The Telegraph highlights the behaviour of the BBC during the London rioting and focuses on the Corporation’s use of the term “protesters” to describe the feral scum infesting our streets. 

“Two days after a peaceful protest over the death of suspected gangster Mark Duggan in Tottenham ended, the corporation was still using the term to describe violent looters. That was despite the fact that hundreds of youths, with no connection to events in Tottenham, had since run riot across the capital. 

Theresa May, the Home Secretary, Boris Johnson, the Mayor of London, and police have all condemned the youths as “criminals” whose behaviour is “utterly appalling”. Yet senior BBC presenters and reporters on the ground yesterday continued to describe those behind the violence as “protesters”. The move sparked a wave of anger from members of the public on Twitter. Duncan Barkes wrote on the micro-blogging website: “Hello BBC. They are not protesters, are they? Rioters better description. I mean, what’s the cause for the protest?”

More linguistic support for violence, plus ca change?

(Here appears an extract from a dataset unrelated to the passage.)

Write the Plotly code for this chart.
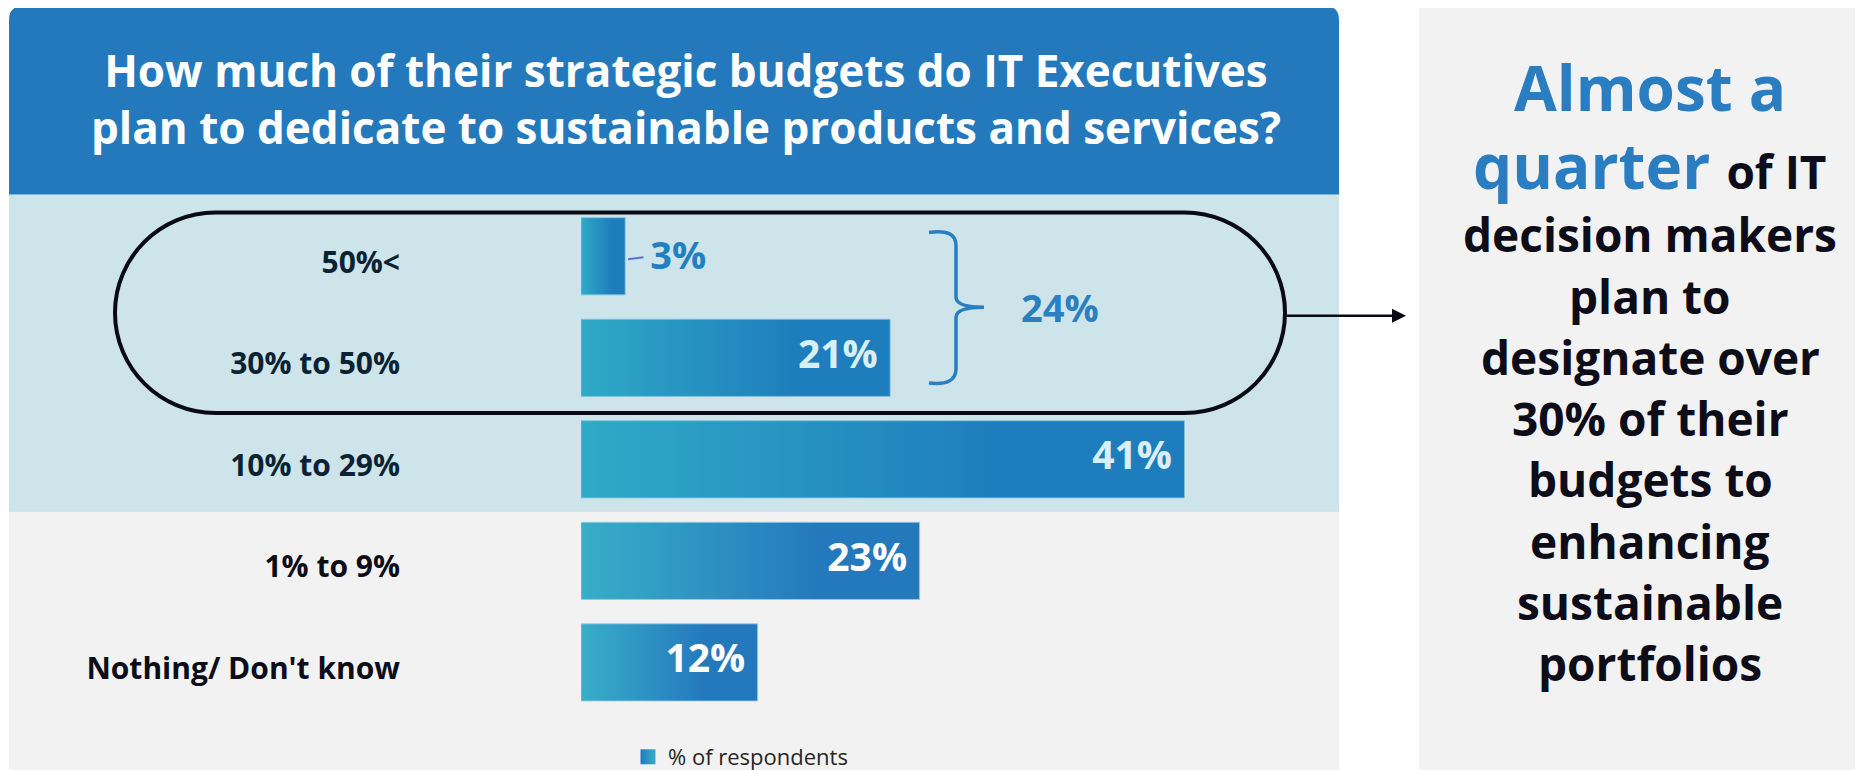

I mean, they call terrorists “militants” so can we be that shocked that they see mass thuggery as protest?

ANARCHY IN THE UK


Well, as violent thugs (Impoverished youth with inadequate community centre provision caused by the heartless Coalition. if you work for the BBC) torch parts of our Capital city, and others join in the infernal jollity in Birmingham, Liverpool, Bristol and Nottingham, the multi-billion £££ BBC has been out to report the news. I heard Ken Livingstone on Newsnight last night and it almost made me physically nauseous. In these terrible circumstances, I find listening or viewing the BBC adds to the misery as they duck and dive around confronting the consequences of their support for multicultural uber alles. How about you?